Who but a sailor with long accustomed eye could write of the tugboat St Giles that she is “riding so high in the water she must be nearly out of coals”?

In the this photo, taken during the Queen’s visit in 1954, two lines of excited small boats form a guard of honour for Her Majesty in front of Government House. You can almost see the flags fluttering and feel the tension, taut as a bowline.

A first world war photograph of ships moored off the Quarantine Station at North Head is a poignant reflection of that suspended time. 

As the collier and ferry chug about their everyday business, the big ships are waiting to clear quarantine before passengers can finally disembark.
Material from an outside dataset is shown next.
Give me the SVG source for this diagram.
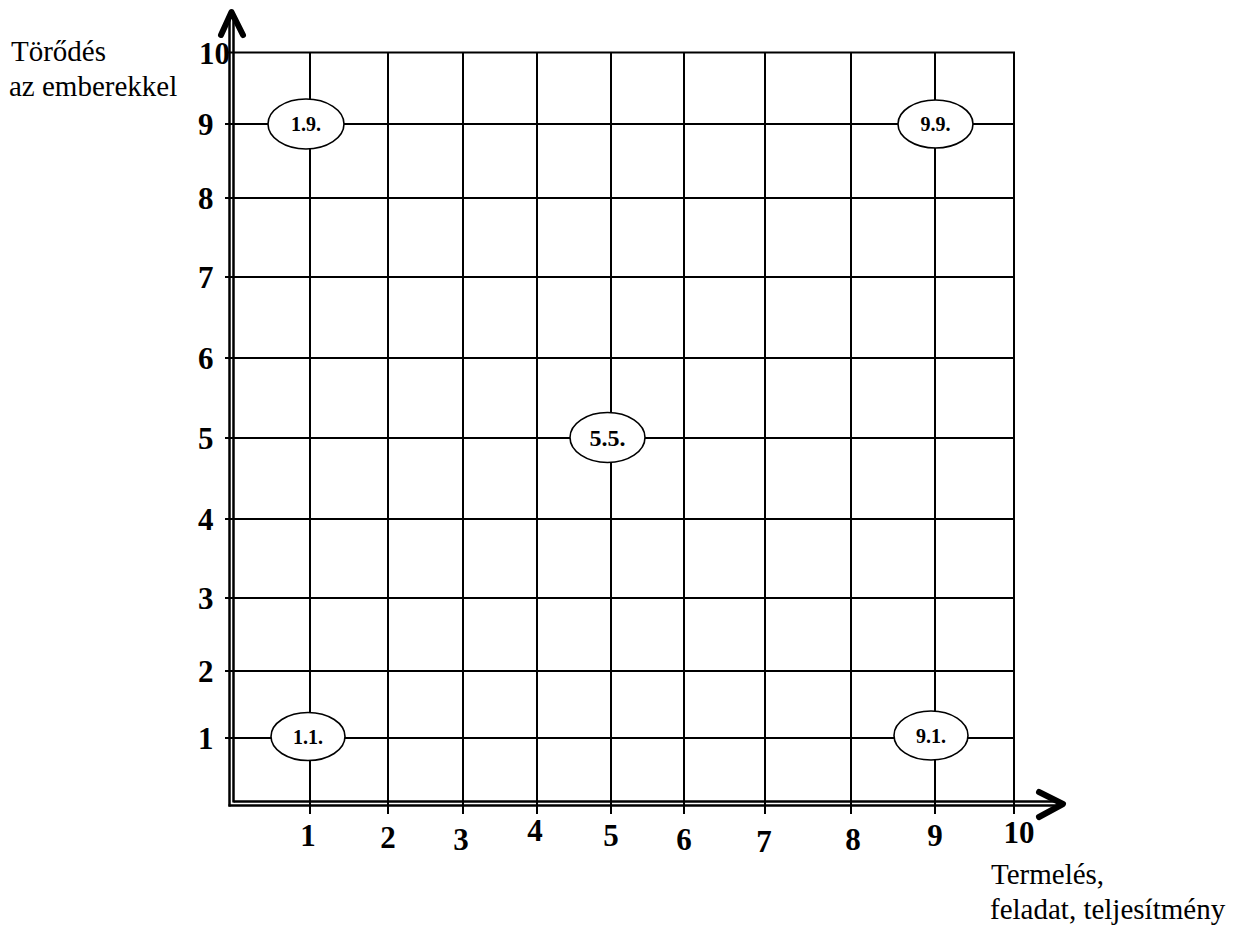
<svg xmlns="http://www.w3.org/2000/svg" width="1247" height="935" viewBox="0 0 1247 935">
<style>
.g{stroke:#000;stroke-width:2;fill:none}
.ax{stroke:#000;stroke-width:2.5;fill:none}
.ah{stroke:#000;stroke-width:6;fill:none;stroke-linecap:round;stroke-linejoin:round}
.num{font-family:"Liberation Serif","Times New Roman",serif;font-weight:bold;font-size:31px;fill:#000}
.lab{font-family:"Liberation Serif","Times New Roman",serif;font-size:29px;fill:#000}
.nd ellipse{fill:#fff;stroke:#000;stroke-width:1.6}
.nd text{font-family:"Liberation Serif","Times New Roman",serif;font-weight:bold;font-size:20px;fill:#000;text-anchor:middle}
</style>
<rect width="1247" height="935" fill="#fff"/>
<g id="connectors">
<g id="grid" class="g">
<line x1="225" y1="52.5" x2="1015" y2="52.5"/>
<line x1="225" y1="124" x2="1015" y2="124"/>
<line x1="225" y1="198" x2="1015" y2="198"/>
<line x1="225" y1="277" x2="1015" y2="277"/>
<line x1="225" y1="358" x2="1015" y2="358"/>
<line x1="225" y1="438" x2="1015" y2="438"/>
<line x1="225" y1="519" x2="1015" y2="519"/>
<line x1="225" y1="598" x2="1015" y2="598"/>
<line x1="225" y1="671" x2="1015" y2="671"/>
<line x1="225" y1="738" x2="1015" y2="738"/>
<line x1="310" y1="52" x2="310" y2="814"/>
<line x1="388" y1="52" x2="388" y2="814"/>
<line x1="463" y1="52" x2="463" y2="814"/>
<line x1="537" y1="52" x2="537" y2="814"/>
<line x1="611" y1="52" x2="611" y2="814"/>
<line x1="684" y1="52" x2="684" y2="814"/>
<line x1="765" y1="52" x2="765" y2="814"/>
<line x1="851" y1="52" x2="851" y2="814"/>
<line x1="935" y1="52" x2="935" y2="814"/>
<line x1="1014" y1="52" x2="1014" y2="814"/>
</g>
<g id="axes">
<line class="ax" x1="229.5" y1="16" x2="229.5" y2="806.5"/>
<line class="ax" x1="233.5" y1="16" x2="233.5" y2="802.5"/>
<line class="ax" x1="228.5" y1="805.5" x2="1060" y2="805.5"/>
<line class="ax" x1="233.5" y1="801.5" x2="1060" y2="801.5"/>
<polyline class="ah" points="221,35 231.5,12 243,35"/>
<polyline class="ah" points="1039,792 1063,804 1039,817"/>
</g>
</g>
<g id="y-labels" class="num">
<text x="199" y="64">10</text>
<text x="198" y="135">9</text>
<text x="198" y="209">8</text>
<text x="198" y="288">7</text>
<text x="198" y="369">6</text>
<text x="198" y="449">5</text>
<text x="198" y="530">4</text>
<text x="198" y="609">3</text>
<text x="198" y="682">2</text>
<text x="198" y="749">1</text>
</g>
<g id="x-labels" class="num" text-anchor="middle">
<text x="308" y="846">1</text>
<text x="388" y="848">2</text>
<text x="461" y="850">3</text>
<text x="535" y="841">4</text>
<text x="611" y="846">5</text>
<text x="684" y="850">6</text>
<text x="764" y="852">7</text>
<text x="853" y="850">8</text>
<text x="935" y="846">9</text>
<text x="1019" y="843">10</text>
</g>
<g id="y-axis-label" class="lab">
<text x="11" y="61">Törődés</text>
<text x="9" y="96">az emberekkel</text>
</g>
<g id="x-axis-label" class="lab">
<text x="991" y="884">Termelés,</text>
<text x="990" y="919">feladat, teljesítmény</text>
</g>
<g id="node-1-9" class="nd">
<ellipse cx="306" cy="124" rx="38" ry="25"/>
<text x="306" y="131">1.9.</text>
</g>
<g id="node-9-9" class="nd">
<ellipse cx="935.5" cy="124" rx="37.5" ry="24"/>
<text x="935.5" y="131">9.9.</text>
</g>
<g id="node-5-5" class="nd">
<ellipse cx="607.5" cy="437.5" rx="37.5" ry="25"/>
<text x="607.5" y="446" style="font-size:24px">5.5.</text>
</g>
<g id="node-1-1" class="nd">
<ellipse cx="308" cy="736.5" rx="37" ry="24"/>
<text x="308" y="744">1.1.</text>
</g>
<g id="node-9-1" class="nd">
<ellipse cx="931" cy="735.5" rx="37" ry="24.5"/>
<text x="931" y="743">9.1.</text>
</g>
</svg>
But if ships were found to be carrying disease, their passengers were detained at the Quarantine Station at North Head. Some died there, in view of the city they never reached.

Ferries, tugs and launches turn up repeatedly, like faces and names in a family photo album: Andrews knows them all and many other Sydneysiders will too.

There’s something about the lovely shape of old boats; it’s enough just to look at them, as with this 1969 shot of the Christina at Woy Woy Bay

But these images touch on something more intangible too, something connected with the spirit of place that ties past and present together.

Henry Lawson conjured this spirit in his poem Sydney-Side before the hardships of the 1890s depression soured Sydney for him:

Oh, there never dawned a morning, in the long and lonely days But I thought I saw the ferries streaming out across the bays – And as fresh and fair in fancy did the picture rise again As the sunrise flushed the city from Woollahra to Balmain

And the sunny water frothing round the liners black and red, And the coastal schooners working by the loom of Bradley’s Head With the whistles and the sirens that re-echo far and wide All the life and light and beauty that belong to Sydney side.

The Working Harbour collection means that 10,000 images of all that life and light and beauty now belong to everyone.

Grace Karskens is an Associate Professor of History at UNSW.